B. For 18 Veterans with follow up assessments six months after receipt of service dog, Veterans generally experienced:

  • Decreases in several PTSD symptoms;

  • Increases in quality of life domains;

  • Increased mobility in their neighborhood;

  • Increases in sleep quality and efficiency; and

  • Decreases in depressive symptoms.

These measures will be assessed for another six months and are expected to be reported as part of the Phase Two Final Results report.

C. A case series study was completed with ten Veterans who had experience owning a service dog for at least two years. The following four main themes were noted in interviews with these Veterans:

  1. Service dog’s roles and tasks (8 subthemes, e.g. acting as a socializing agent, maintaining an appropriate free space around the veteran);
  2. Personal advantages and environmental impacts (8 subthemes, e.g. alleviating symptoms; increasing outings and physical activities, enabling social interactions and relationship building);

  3. Obstacles (4 subthemes, e.g. high costs of dog maintenance, dog’s presence attracted unwanted public attention, prompting intrusive questions); and

  4. Recommendations for psychiatric service dog’s programs (16 subthemes, e.g. creating a national registry for service dogs, encouraging mental health practitioners’ involvement).

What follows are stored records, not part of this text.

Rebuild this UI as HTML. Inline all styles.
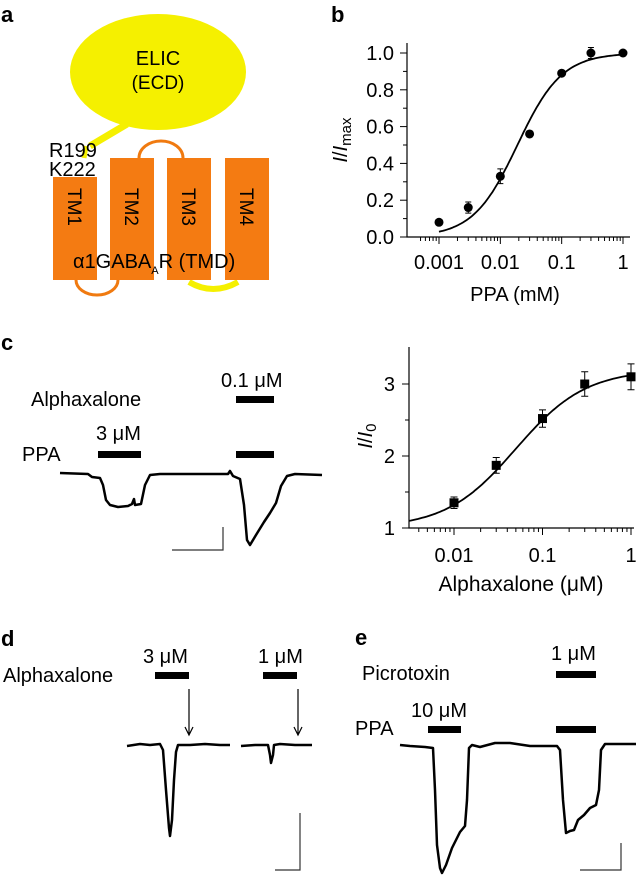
<!DOCTYPE html>
<html><head><meta charset="utf-8"><style>
body{margin:0;background:#fff;}
svg{display:block;font-family:"Liberation Sans",sans-serif;}
</style></head><body>
<svg id="fig" width="636" height="877" viewBox="0 0 636 877" xmlns="http://www.w3.org/2000/svg">
<!-- Panel a -->
<g>
<text x="1" y="22" font-size="22" font-weight="bold">a</text>
<path d="M127,124 L90,146" stroke="#f5f000" stroke-width="7" fill="none"/>
<path d="M86,146 L84,158" stroke="#f5f000" stroke-width="5" fill="none"/>
<ellipse cx="158" cy="72" rx="88" ry="58" fill="#f5f000"/>
<text x="158" y="65" font-size="20" text-anchor="middle">ELIC</text>
<text x="158" y="89" font-size="19" text-anchor="middle">(ECD)</text>
<path d="M139,158 A22,17 0 0 1 183,158" stroke="#f07a10" stroke-width="3" fill="none"/>
<path d="M76,280 A21,15 0 0 0 118,280" stroke="#f07a10" stroke-width="3" fill="none"/>
<path d="M189,282 Q213,296 238,282" stroke="#f5f000" stroke-width="6" fill="none"/>
<rect x="53" y="177" width="44" height="103" fill="#f47b12"/>
<rect x="110" y="158" width="44" height="122" fill="#f47b12"/>
<rect x="167" y="158" width="44" height="122" fill="#f47b12"/>
<rect x="225" y="158" width="44" height="122" fill="#f47b12"/>
<text transform="translate(68,207) rotate(90)" font-size="19" text-anchor="middle">TM1</text>
<text transform="translate(125,207) rotate(90)" font-size="19" text-anchor="middle">TM2</text>
<text transform="translate(182,207) rotate(90)" font-size="19" text-anchor="middle">TM3</text>
<text transform="translate(240,207) rotate(90)" font-size="19" text-anchor="middle">TM4</text>
<text x="49" y="157" font-size="20">R199</text>
<text x="49" y="176" font-size="20">K222</text>
<text x="73" y="268" font-size="20">α1GABA<tspan font-size="11" dy="6">A</tspan><tspan dy="-6">R (TMD)</tspan></text>
</g>
<!-- Panel b -->
<g id="pb">
<text x="331" y="22" font-size="22" font-weight="bold">b</text>
<text transform="translate(347,140) rotate(-90)" font-size="20" text-anchor="middle"><tspan font-style="italic">I</tspan>/<tspan font-style="italic">I</tspan><tspan font-size="15" dy="4">max</tspan></text>
<text x="515" y="301" font-size="20" text-anchor="middle">PPA (mM)</text>
</g>
<!-- Panel c -->
<g>
<text x="1" y="350" font-size="22" font-weight="bold">c</text>
<text x="31" y="406" font-size="20">Alphaxalone</text>
<text x="221" y="387" font-size="20">0.1 μM</text>
<text x="96" y="440" font-size="20">3 μM</text>
<text x="22" y="461" font-size="20">PPA</text>
<rect x="236" y="396" width="38" height="7" fill="#000"/>
<rect x="98" y="451" width="43" height="7" fill="#000"/>
<rect x="236" y="451" width="38" height="7" fill="#000"/>
<polyline fill="none" stroke="#000" stroke-width="2.5" stroke-linejoin="round"
points="60,473 88,474 92,477 100,478 103,485 106,500 110,505 118,507 128,506 132,504 134,499 135,505 141,504 145,485 150,475 160,474 200,474 228,474 230,471 233,476 240,479 244,505 247,540 250,545 256,535 264,522 270,513 276,503 281,486 287,476 295,474 322,475"/>
<path d="M172,550 L223,550 L223,527" stroke="#333" stroke-width="1.2" fill="none"/>
<g id="pc">
<text transform="translate(372,436) rotate(-90)" font-size="20" text-anchor="middle"><tspan font-style="italic">I</tspan>/<tspan font-style="italic">I</tspan><tspan font-size="15" dy="4">0</tspan></text>
<text x="521" y="591" font-size="21" text-anchor="middle">Alphaxalone (μM)</text>
</g>
</g>
<!-- Panel d -->
<g>
<text x="1" y="646" font-size="22" font-weight="bold">d</text>
<text x="3" y="682" font-size="20">Alphaxalone</text>
<text x="143" y="663" font-size="20">3 μM</text>
<text x="258" y="663" font-size="20">1 μM</text>
<rect x="155" y="672" width="34" height="7" fill="#000"/>
<rect x="263" y="672" width="34" height="7" fill="#000"/>
<path d="M189,689 L189,734 M185,727 L189,735 L193,727" stroke="#000" stroke-width="1.2" fill="none"/>
<path d="M298,689 L298,734 M294,727 L298,735 L302,727" stroke="#000" stroke-width="1.2" fill="none"/>
<polyline fill="none" stroke="#000" stroke-width="2.5" stroke-linejoin="round"
points="127,746 140,744 150,745 160,744 163,750 166,790 169,828 170,836 172,820 174,780 176,752 178,745 190,745 205,744 220,745 230,745"/>
<polyline fill="none" stroke="#000" stroke-width="2.5" stroke-linejoin="round"
points="241,746 255,745 268,745 270,755 271,763 273,755 274,745 280,744 295,745 312,745"/>
<path d="M275,870 L300,870 L300,813" stroke="#333" stroke-width="1.2" fill="none"/>
</g>
<!-- Panel e -->
<g>
<text x="355" y="645" font-size="22" font-weight="bold">e</text>
<text x="362" y="680" font-size="20">Picrotoxin</text>
<text x="551" y="660" font-size="20">1 μM</text>
<text x="411" y="717" font-size="20">10 μM</text>
<text x="355" y="735" font-size="20">PPA</text>
<rect x="556" y="671" width="40" height="7" fill="#000"/>
<rect x="428" y="726" width="33" height="7" fill="#000"/>
<rect x="556" y="726" width="40" height="7" fill="#000"/>
<polyline fill="none" stroke="#000" stroke-width="2.5" stroke-linejoin="round"
points="400,745 410,746 425,747 433,748 435,790 437,845 440,868 442,873 446,865 452,848 460,832 465,826 467,800 469,748 472,745 480,747 495,743 510,743 530,746 557,746 560,750 563,800 566,833 570,831 574,830 578,820 584,815 590,808 596,805 599,790 601,750 605,744 620,744 636,744"/>
<path d="M580,870 L621,870 L621,843" stroke="#333" stroke-width="1.2" fill="none"/>
</g>
</svg>
<script>
const NS="http://www.w3.org/2000/svg";
// Panel b data
const bConc=[0.001,0.003,0.01,0.03,0.1,0.3,1];
const bResp=[0.08,0.16,0.33,0.56,0.89,1.0,1.0];
const bErr=[0.01,0.03,0.04,0.01,0.01,0.03,0.01];
const bYTicks=["0.0","0.2","0.4","0.6","0.8","1.0"];
const bXTicks=["0.001","0.01","0.1","1"];
const bFit=[0.019,1.2];
// Panel c data
const cConc=[0.01,0.03,0.1,0.3,1];
const cResp=[1.35,1.87,2.52,3.0,3.1];
const cErr=[0.08,0.11,0.12,0.17,0.18];
const cYTicks=["1","2","3"];
const cXTicks=["0.01","0.1","1"];
const cFit=[1,2.2,0.05,1.1];

function mk(tag,attrs,parent){const e=document.createElementNS(NS,tag);for(const k in attrs)e.setAttribute(k,attrs[k]);parent.appendChild(e);return e;}

// Panel b
(function(){
const g=document.getElementById('pb');
const bx=v=>439+(Math.log10(v)+3)*(184/3);
const by=v=>237-v*184;
let a=mk('path',{d:'M407,43 L407,237 L630,237',stroke:'#000','stroke-width':1.2,fill:'none'},g);


for(let i=0;i<=10;i++){mk('line',{x1:407,x2:i%2?403:400,y1:by(i/10),y2:by(i/10),stroke:'#000','stroke-width':1},g);}
bYTicks.forEach(t=>{const e=mk('text',{x:394,y:by(+t)+7,'font-size':20,'text-anchor':'end'},g);e.textContent=t;

});
for(let d=-3;d<=0;d++){for(let m=1;m<10;m++){const v=Math.pow(10,d)*m;if(v>1)break;const x=bx(v);
mk('line',{x1:x,x2:x,y1:237,y2:m==1?244:241,stroke:'#000','stroke-width':1},g);}}
for(let m=5;m<10;m++){const x=bx(0.0001*m);mk('line',{x1:x,x2:x,y1:237,y2:241,stroke:'#000'},g);}
bXTicks.forEach(t=>{const e=mk('text',{x:bx(+t),y:269,'font-size':20,'text-anchor':'middle'},g);e.textContent=t;

});
let d='';for(let i=0;i<=100;i++){const lx=-3+i*0.03;const v=Math.pow(10,lx);const y=1/(1+Math.pow(bFit[0]/v,bFit[1]));d+=(i?'L':'M')+bx(v).toFixed(1)+','+by(y).toFixed(1);}
const f=mk('path',{d:d,stroke:'#000','stroke-width':1.8,fill:'none'},g);


bConc.forEach((c,i)=>{const x=bx(c),y=by(bResp[i]),e=bErr[i]*184;
mk('path',{d:`M${x},${y-e}L${x},${y+e}M${x-3},${y-e}L${x+3},${y-e}M${x-3},${y+e}L${x+3},${y+e}`,stroke:'#000','stroke-width':1},g);
const p=mk('circle',{cx:x,cy:y,r:4.5,fill:'#000'},g);

});
})();

// Panel c
(function(){
const g=document.getElementById('pc');
const cx=v=>454+(Math.log10(v)+2)*88.5;
const cy=v=>528-(v-1)*72;
let a=mk('path',{d:'M409,347 L409,528 L634,528',stroke:'#000','stroke-width':1.2,fill:'none'},g);


[1,1.5,2,2.5,3].forEach(v=>mk('line',{x1:409,x2:v%1?405:402,y1:cy(v),y2:cy(v),stroke:'#000'},g));
cYTicks.forEach(t=>{const e=mk('text',{x:395,y:cy(+t)+7,'font-size':20,'text-anchor':'end'},g);e.textContent=t;

});
for(let d=-3;d<=0;d++){for(let m=1;m<10;m++){const v=Math.pow(10,d)*m;if(v>1)break;const x=cx(v);if(x<409)continue;
mk('line',{x1:x,x2:x,y1:528,y2:m==1?535:532,stroke:'#000'},g);}}
cXTicks.forEach(t=>{const e=mk('text',{x:cx(+t),y:562,'font-size':20,'text-anchor':'middle'},g);e.textContent=t;

});
let d='';for(let i=0;i<=100;i++){const lx=-2.51+i*0.0251;const v=Math.pow(10,lx);const y=cFit[0]+cFit[1]/(1+Math.pow(cFit[2]/v,cFit[3]));d+=(i?'L':'M')+cx(v).toFixed(1)+','+cy(y).toFixed(1);}
const f=mk('path',{d:d,stroke:'#000','stroke-width':1.8,fill:'none'},g);


cConc.forEach((c,i)=>{const x=cx(c),y=cy(cResp[i]),e=cErr[i]*72;
mk('path',{d:`M${x},${y-e}L${x},${y+e}M${x-3.5},${y-e}L${x+3.5},${y-e}M${x-3.5},${y+e}L${x+3.5},${y+e}`,stroke:'#000','stroke-width':1},g);
const p=mk('rect',{x:x-4.5,y:y-4.5,width:9,height:9,fill:'#000'},g);

});
})();
</script>
</body></html>
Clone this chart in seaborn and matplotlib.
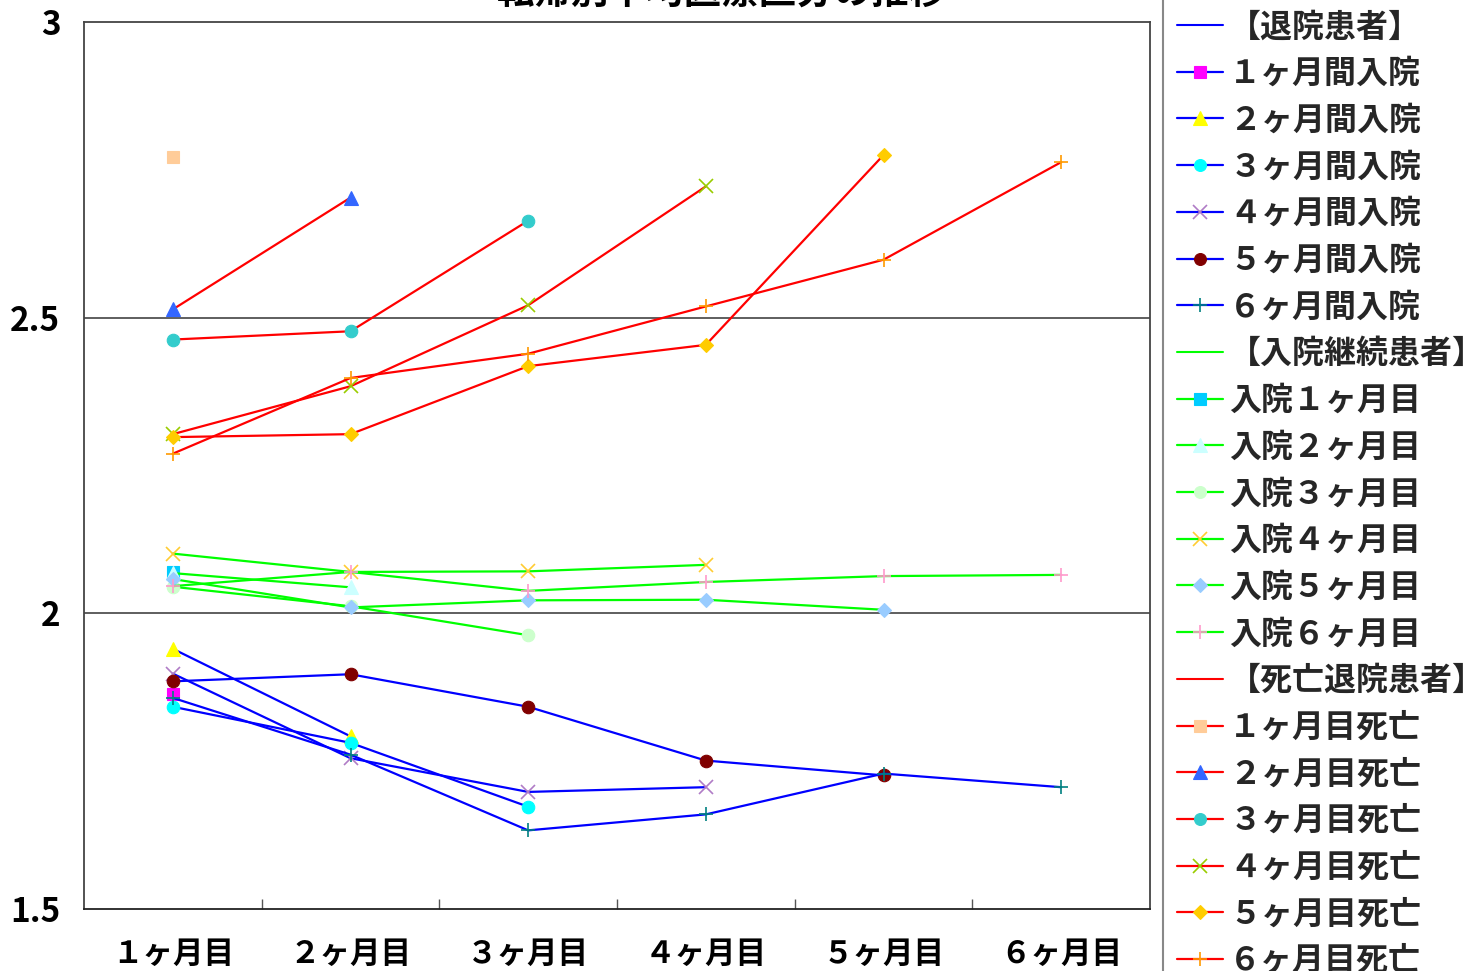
import numpy as np
import matplotlib
matplotlib.use("Agg")
import matplotlib.pyplot as plt
from matplotlib.lines import Line2D
import seaborn as sns

sns.set_theme(style="white")
plt.rcParams["font.family"] = ["Noto Sans CJK JP", "DejaVu Sans"]
plt.rcParams["axes.unicode_minus"] = False

# ---- data -------------------------------------------------------------
title = "転帰別平均医療区分の推移"
months = ["１ヶ月目", "２ヶ月目", "３ヶ月目", "４ヶ月目", "５ヶ月目", "６ヶ月目"]

# discharged patients (退院患者), by length of stay
head_discharged = "【退院患者】"
labels_discharged = ["１ヶ月間入院", "２ヶ月間入院", "３ヶ月間入院",
                     "４ヶ月間入院", "５ヶ月間入院", "６ヶ月間入院"]
discharged_1 = [1.864]
discharged_2 = [1.940, 1.792]
discharged_3 = [1.842, 1.781, 1.673]
discharged_4 = [1.898, 1.755, 1.698, 1.706]
discharged_5 = [1.885, 1.897, 1.842, 1.751, 1.726]
discharged_6 = [1.857, 1.761, 1.633, 1.660, 1.729, 1.706]

# patients still in hospital (入院継続患者)
head_continuing = "【入院継続患者】"
labels_continuing = ["入院１ヶ月目", "入院２ヶ月目", "入院３ヶ月目",
                     "入院４ヶ月目", "入院５ヶ月目", "入院６ヶ月目"]
continuing_1 = [2.070]
continuing_2 = [2.068, 2.044]
continuing_3 = [2.045, 2.012, 1.963]
continuing_4 = [2.101, 2.070, 2.071, 2.082]
continuing_5 = [2.058, 2.010, 2.022, 2.023, 2.006]
continuing_6 = [2.046, 2.070, 2.038, 2.053, 2.063, 2.065]

# patients discharged by death (死亡退院患者)
head_deceased = "【死亡退院患者】"
labels_deceased = ["１ヶ月目死亡", "２ヶ月目死亡", "３ヶ月目死亡",
                   "４ヶ月目死亡", "５ヶ月目死亡", "６ヶ月目死亡"]
deceased_1 = [2.771]
deceased_2 = [2.514, 2.703]
deceased_3 = [2.463, 2.477, 2.664]
deceased_4 = [2.303, 2.384, 2.521, 2.722]
deceased_5 = [2.298, 2.303, 2.418, 2.454, 2.775]
deceased_6 = [2.270, 2.398, 2.439, 2.519, 2.598, 2.763]

y_ticks = [1.5, 2.0, 2.5, 3.0]
y_tick_labels = ["1.5", "2", "2.5", "3"]

# ---- styles -----------------------------------------------------------
groups = [
    dict(head=head_discharged, line="#0000FF",
         labels=labels_discharged,
         series=[discharged_1, discharged_2, discharged_3,
                 discharged_4, discharged_5, discharged_6],
         markers=["s", "^", "o", "x", "o", "+"],
         mcolors=["#FF00FF", "#FFFF00", "#00FFFF", "#B07CC6", "#800000", "#008080"]),
    dict(head=head_continuing, line="#00FF00",
         labels=labels_continuing,
         series=[continuing_1, continuing_2, continuing_3,
                 continuing_4, continuing_5, continuing_6],
         markers=["s", "^", "o", "x", "D", "+"],
         mcolors=["#00CCFF", "#CCFFFF", "#CCFFCC", "#FFCC33", "#99CCFF", "#FF99CC"]),
    dict(head=head_deceased, line="#FF0000",
         labels=labels_deceased,
         series=[deceased_1, deceased_2, deceased_3,
                 deceased_4, deceased_5, deceased_6],
         markers=["s", "^", "o", "x", "D", "+"],
         mcolors=["#FFCC99", "#3366FF", "#33CCCC", "#99CC00", "#FFCC00", "#FF9900"]),
]
msizes = {"s": 9, "^": 10, "o": 9, "x": 10, "D": 7.5, "+": 10}

# ---- figure -----------------------------------------------------------
fig = plt.figure(figsize=(14.72, 9.71), dpi=100, facecolor="white")
ax = fig.add_axes([84 / 1472, 62 / 971, 1066 / 1472, 887 / 971])
ax.set_facecolor("white")

handles, names = [], []
for g in groups:
    handles.append(Line2D([], [], color=g["line"], lw=1.5))
    names.append(g["head"])
    for vals, mk, mc, lab in zip(g["series"], g["markers"], g["mcolors"], g["labels"]):
        x = np.arange(len(vals))
        filled = mk not in ("x", "+")
        sns.lineplot(x=x, y=vals, ax=ax, color=g["line"], linewidth=1.6,
                     marker=mk, markersize=msizes[mk],
                     markerfacecolor=mc, markeredgecolor=mc,
                     markeredgewidth=0.8 if filled else 1.2,
                     legend=False, zorder=3)
        handles.append(Line2D([], [], color=g["line"], lw=1.6, marker=mk,
                              markersize=msizes[mk] * 0.95,
                              markerfacecolor=mc, markeredgecolor=mc,
                              markeredgewidth=0.8 if filled else 1.2))
        names.append(lab)

ax.set_xlim(-0.5, 5.5)
ax.set_ylim(1.5, 3.0)
ax.set_xlabel("")
ax.set_ylabel("")

ax.set_xticks(np.arange(len(months)))
ax.set_xticklabels(months, fontsize=22, fontweight="bold")
ax.set_xticks(np.arange(0.5, len(months) - 1, 1.0), minor=True)
ax.tick_params(axis="x", which="major", length=0, pad=21, colors="black")
ax.tick_params(axis="x", which="minor", direction="in", length=7,
               width=1, color="#555555", bottom=True)

ax.set_yticks(y_ticks)
ax.set_yticklabels(y_tick_labels, fontsize=24, fontweight="bold")
ax.tick_params(axis="y", length=0, pad=17, colors="black")

ax.grid(False)
for yv in (2.0, 2.5):
    ax.axhline(yv, color="#333333", lw=1.1, zorder=1)

for side, sp in ax.spines.items():
    sp.set_visible(True)
    sp.set_color("#444444")
    sp.set_linewidth(1.3)
ax.spines["bottom"].set_color("#222222")

fig.text(722 / 1472, 1.008, title, ha="center", va="center",
         fontsize=27, fontweight="bold", color="black")

leg = fig.legend(handles, names, loc="upper left",
                 bbox_to_anchor=(1163 / 1472, 1.0032),
                 bbox_transform=fig.transFigure,
                 prop=dict(size=23, weight="bold"),
                 handlelength=1.42, handletextpad=0.2,
                 labelspacing=0.46, borderpad=0.45, borderaxespad=0.0,
                 frameon=True, fancybox=False, framealpha=1,
                 edgecolor="#888888")
leg.get_frame().set_linewidth(1.5)

fig.savefig("out.png", dpi=100, facecolor="white")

Conclusions and Implications for Practice: The case series study offers insights into how service dogs assist their handlers and help address PTSD chronicity. It presents the roles health professionals may play when dealing with patients using service dogs for PTSD. The proposed conceptual framework can be useful to policy makers, dog trainers and caregivers. Detailed results from these interviews will be published in a scientific journal at a later date.

D. Other Findings

  • Effective communication between dog training schools and Veterans is critical for the Veteran to obtain and maintain a service dog;

  • Veterans were more likely to keep a service dog provided by training schools with effective communication and program management resources; and

  • Behavioral tests should be done with all dogs prior to the start of their service dog training;

The pilot study’s Phase Two Final Results Report is expected to be completed in July 2018 and provide the following:

  1. For 21 Veterans, the results of:
    • Usage of various medications measured three months before receipt of service dog, at receipt of service dog, three months after receipt of service dog, six months after receipt of service dog, nine months after receipt of service dog and 12 months after receipt of service dog.
    • Psychosocial impacts measured at six months after receipt of service dog and nine months after receipt of service dog;
    • Physical activity and quality of sleep measured three months before receipt of service dog and nine months after receipt of service dog;
    • Life space assessments (mobility areas : 1-inside home, 2-around home, 3-neighborhood, 4-in town, 5-outside town) measured at nine months after receipt of service dog and 12 months after receipt of service dog to determine the impact a service dog has had for Veterans’ social integration in the community and comfort in public and commercial places; and
    • Other measures previously noted (PTSD, depression, and quality of life) assessed at   nine months after receipt of service dog and 12 months after receipt of service dog.
  2. The impact service dogs have on caregivers, based on assessments completed at the following time intervals: three months before receipt of service dog, three months after receipt of service dog, and six months after receipt of service dog.